Edged and divided into panels by flat-band mouldings.

A (broad): (i) A neatly laid out six-strand plain plait. (ii) A man on horseback facing left. He holds a spear in his hand, and his hair is knotted behind. The horse's head and neck are raised; its ear is pricked up.

B (narrow): The tip of the shaft preserves part of the projecting chamfer of the head. Below is a panel of tangled plant-scroll.
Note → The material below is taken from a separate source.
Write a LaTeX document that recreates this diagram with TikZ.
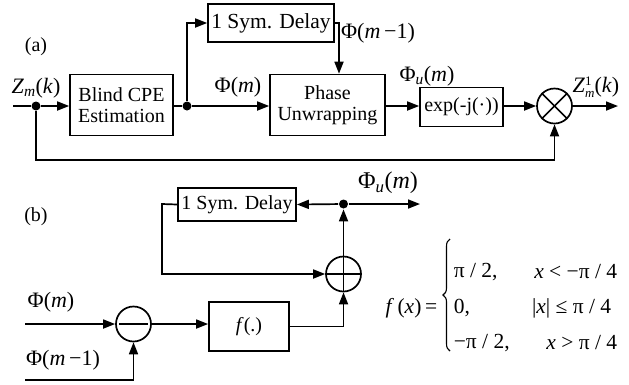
\documentclass[tikz,border=0pt]{standalone}
\usepackage{amsmath}
\usepackage{fontspec}
\setmainfont{Liberation Serif}
\usetikzlibrary{arrows.meta,decorations.pathreplacing}
\newcommand{\supsub}[2]{\rlap{\raisebox{7pt}{\fontsize{13}{13}\selectfont #1}}\raisebox{-5pt}{\fontsize{13}{13}\selectfont #2}}
\begin{document}
\begin{tikzpicture}[x=1pt,y=-1pt,
  font=\fontsize{20}{23}\selectfont,
  line width=1.7pt,
  >={Triangle[length=12pt,width=9pt]},
  blk/.style={draw, line width=1.7pt, inner sep=0pt, align=center},
  dotn/.style={circle, fill, inner sep=0pt, minimum size=9pt},
  op/.style={circle, draw, line width=1.7pt, minimum size=35pt, inner sep=0pt},
  lbl/.style={inner sep=0pt},
  mlbl/.style={inner sep=0pt, font=\fontsize{22}{25}\selectfont},
  eq/.style={inner sep=0pt, font=\fontsize{21.5}{24}\selectfont}]
\useasboundingbox (0,0) rectangle (629,384);

% ---------- panel (a) ----------
\node[lbl] (la) at (36,47) {(a)};
\coordinate (in) at (13,106);
\node[dotn] (d1) at (36,106) {};
\node[blk, minimum width=103pt, minimum height=61pt] (cpe) at (121.5,105) {Blind CPE\\[-2pt]Estimation};
\node[dotn] (d2) at (187,106) {};
\node[blk, minimum width=126pt, minimum height=38pt, font=\fontsize{21.5}{24}\selectfont] (dly1) at (271,23) {1 Sym. Delay};
\node[blk, minimum width=115pt, minimum height=61pt] (phase) at (327.5,105) {Phase\\[-2pt]Unwrapping};
\node[blk, minimum width=83pt, minimum height=39pt] (exp) at (461.5,107) {exp(-j(·))};
\node[op] (mult) at (554.5,106) {};
\coordinate (out) at (618,106);
\coordinate (c1) at (339,23);
\coordinate (fb) at (36,160);

\draw (in) -- (d1);
\draw[->] (d1) -- (cpe.west |- d1);
\draw (cpe.east |- d2) -- (d2);
\draw[->] (d2) -- (phase.west |- d2);
\draw[->] (d2) |- (dly1.west);
\draw[->] (dly1.east) -- (c1) -- (c1 |- phase.north);
\draw[->] (phase.east |- d2) -- (exp.west |- d2);
\draw[->] (exp.east |- d2) -- (mult.west);
\draw[->] (mult.east) -- (out);
\draw[->] (d1) -- (fb) -| (mult.south);
\draw (mult.north east) -- (mult.south west);
\draw (mult.north west) -- (mult.south east);

\node[mlbl] (lz) at (36,88) {\textit{Z}$_{\textit{m}}$(\textit{k})};
\node[mlbl] (lphi) at (238,87) {Φ(\textit{m})};
\node[mlbl] (lphi1) at (378,33) {Φ(\textit{m}\,−1)};
\node[mlbl] (lphiu) at (427,76) {Φ$_{\textit{u}}$(\textit{m})};
\node[mlbl] (lz1) at (596,87) {\textit{Z}\supsub{1}{\textit{m}}(\textit{k})};

% ---------- panel (b) ----------
\node[lbl] (lb) at (36,217) {(b)};
\node[blk, minimum width=118pt, minimum height=33pt] (dly2) at (237,204.5) {1 Sym. Delay};
\node[dotn] (db) at (343.5,204) {};
\coordinate (ob) at (420,204);
\node[op] (add) at (343.5,274) {};
\node[op] (sub) at (133.5,324) {};
\node[blk, minimum width=80pt, minimum height=49pt] (fbox) at (249,326.5) {\textit{f}(.)};
\coordinate (fbk) at (162,204);
\coordinate (inm) at (25,324);
\coordinate (inm1) at (25,380);

\draw[->] (db) -- (dly2.east);
\draw[->] (db) -- (ob);
\draw[->] (dly2.west) -- (fbk) |- (add.west);
\draw[->] (add.north) -- (db);
\draw (add.west) -- (add.east);
\draw (add.north) -- (add.south);
\draw[->] (inm) -- (sub.west);
\draw[->] (inm1) -| (sub.south);
\draw ([xshift=4pt]sub.west) -- ([xshift=-4pt]sub.east);
\draw[->] (sub.east) -- (fbox.west |- sub.east);
\draw[->] (fbox.east) -| (add.south);

\node[mlbl, font=\fontsize{24}{27}\selectfont] (lphiub) at (388,183) {Φ$_{\textit{u}}$(\textit{m})};
\node[mlbl] (lphib) at (51,302) {Φ(\textit{m})};
\node[mlbl] (lphib1) at (63,360) {Φ(\textit{m}\,−1)};

% equation
\node[eq, anchor=east] (feq) at (438,308) {\textit{f}\,(\textit{x})\,=};
\coordinate (bt) at (450,239);
\coordinate (bb) at (450,351);
\draw[line width=1.1pt, decorate, decoration={brace, amplitude=7pt}] (bb) -- (bt);
\node[eq, anchor=west] (r1a) at (453,272) {π / 2,};
\node[eq, anchor=east] (r1b) at (618,272) {\textit{x} < −π / 4};
\node[eq, anchor=west] (r2a) at (453,308) {0,};
\node[eq, anchor=east] (r2b) at (612,308) {|\textit{x}| ≤ π / 4};
\node[eq, anchor=west] (r3a) at (453,343) {−π / 2,};
\node[eq, anchor=east] (r3b) at (618,343) {\textit{x} > π / 4};
\end{tikzpicture}
\end{document}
It has one main trail, and around it are looped stiff stems terminating in small pointed leaves.

C (broad): Above is part of the neck moulding; below two panels. (i) Six-strand plain plait. (ii) A very worn composition of a human figure(?) on the right, with hand outstretched to an animal(?).

D (narrow): (i) Como-braid divided by a flat-band moulding. (ii) Fragmentary interlace.

Discussion

The motifs on this cross relate to the Anglo-Scandinavian work of the Tees valley: the plain plait panels and Como-braid are found on Sockburn 7 and at Brompton, Yorkshire, where the same type of plant-scroll also occurs. Horsemen are also found at Gainford (no. 4) and Sockburn (nos. 3 and 14). The plain plait is more confidently carved at Sockburn (no. 7) than here, but it seems to be a motif associated with Anglo-Scandinavian monuments, whether crosses or hogbacks (Introduction, p. 18). Despite the impossibility of deciphering the worn figural panel on face C, the layout of ornament on the cross seems to have most in common with the Sockburn/Brompton schools. In execution it is less competent than the work from these centres.

Date
Mid tenth century
References
Hodges 1905, 352; (—) 1946-50, 365, pl. 7
Endnotes
1. The following are general references to the Hart stones: Greenwell 1880-9c, lxxvi; (—) 1887-8a, 16; Boyle 1892, 620; Hodges 1894, 2; Pevsner 1953, 158; Taylor 1978, 749.